# Coloured grain filler?



## GrahamRounce (14 May 2009)

Hi - I've tried Rustin's natural of a test piece of walnut, then used Plastic Coating and it gives a beautiful glassy finish. Some might say it seems a bit artificial but I love it.
The only problem is getting grain filler in walnut colour. Rustins only do natural, oak, teak & mahogany. Bossum's (?) site isn't working yet, so I don't know if they do it or not. 
Does it HAVE to be oil-based? (And expensive? (I might use a lot)).

I'd have thought grain filler would be as common as paint.
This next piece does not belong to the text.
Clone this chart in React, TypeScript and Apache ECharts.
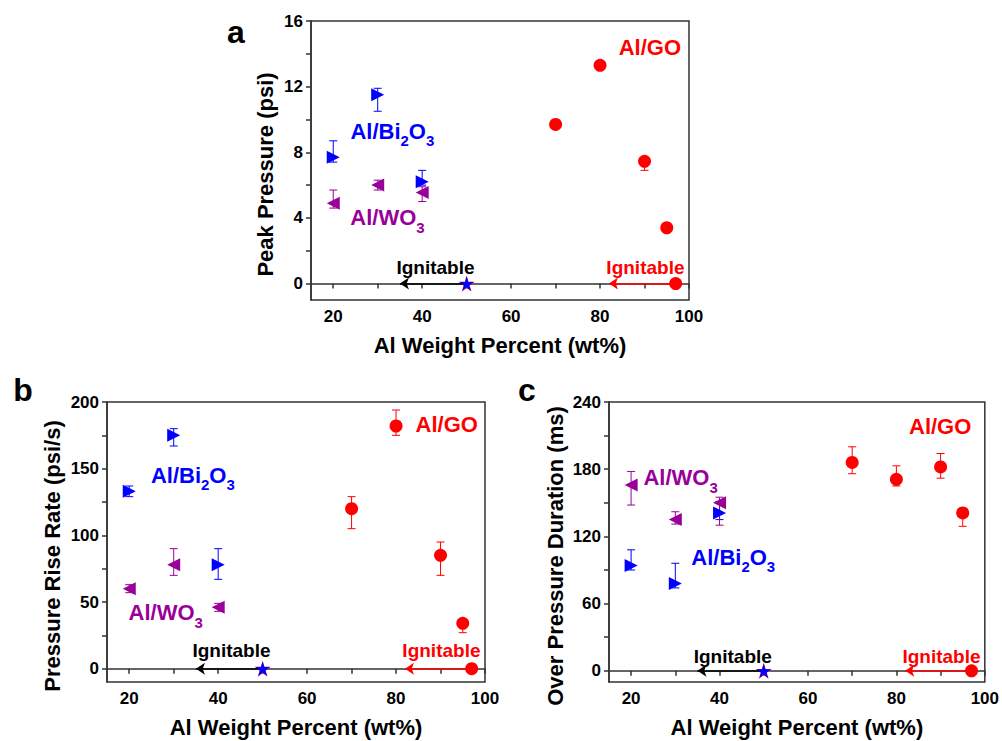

Don't many people use it?

Thanks,
Graham


----------



## GrahamRounce (14 May 2009)

PS - I suppose mahogany colour might lend a pleasant reddish tinge, but I'd rather that was an option, not a necessity!


----------



## tigerturnings (14 May 2009)

Hi Graham,

Not sure if it helps you or not, but I have been trying to reproduce an effect where the grain of some sapele was filled with a dark filler, and then panel was finished with a coloured lacquer.

I was successful in thinning the Rustin's natural with a little oil-based wood dye. I used a dark Tudor oak shade and it worked rather well on a test piece.

I also asked a Liberon rep at a recent show about grain fillers, and he said that they don't market one.


----------



## JonnyD (14 May 2009)

Hi Graham try here for grain fillers in lots of different shades

http://www.morrells-woodfinishes.com/products/wood/13

They have branches around the country.

Jon


----------



## GrahamRounce (15 May 2009)

Ok thanks Neil & Jon. I'll investigate!


----------



## Max Power (17 May 2009)

Have just used some of the Morrells in dark mahogany against the same colour stain(the substrate was Iroko ) and it was excellent. Be sure to order some of the appropriate thinners with it , asit makes cleaning the excess of so much easier.


----------



## GrahamRounce (19 May 2009)

My e-enquiry to Morrells, asking how to order them and if they are ok with Rustins PC, got this response...
"These products can only be sold to the trade and are only suitable for over-coating with other Morrells wood finishes.
Please email the name and address of your company and we will ask one of our business managers to contact you asap."

...and my further email asking for my nearest dealers got no answer.
Where do you get yours from?


----------



## BradNaylor (19 May 2009)

GrahamRounce":1n0fv0td said:


> My e-enquiry to Morrells, asking how to order them and if they are ok with Rustins PC, got this response...
> "These products can only be sold to the trade and are only suitable for over-coating with other Morrells wood finishes.
> Please email the name and address of your company and we will ask one of our business managers to contact you asap."
> 
> ...



Your best bet is to go along to their trade counter.

http://www.morrells-woodfinishes.com/branch/19

They only supply the trade so you need to go armed with a business card you have knocked up on your computer. 

Cheers
Brad


----------



## Derek Willis. (20 May 2009)

In the past I have changed the colour of grainfiller and other products with Rare earth Powders, this works extremely well.
Derek.


----------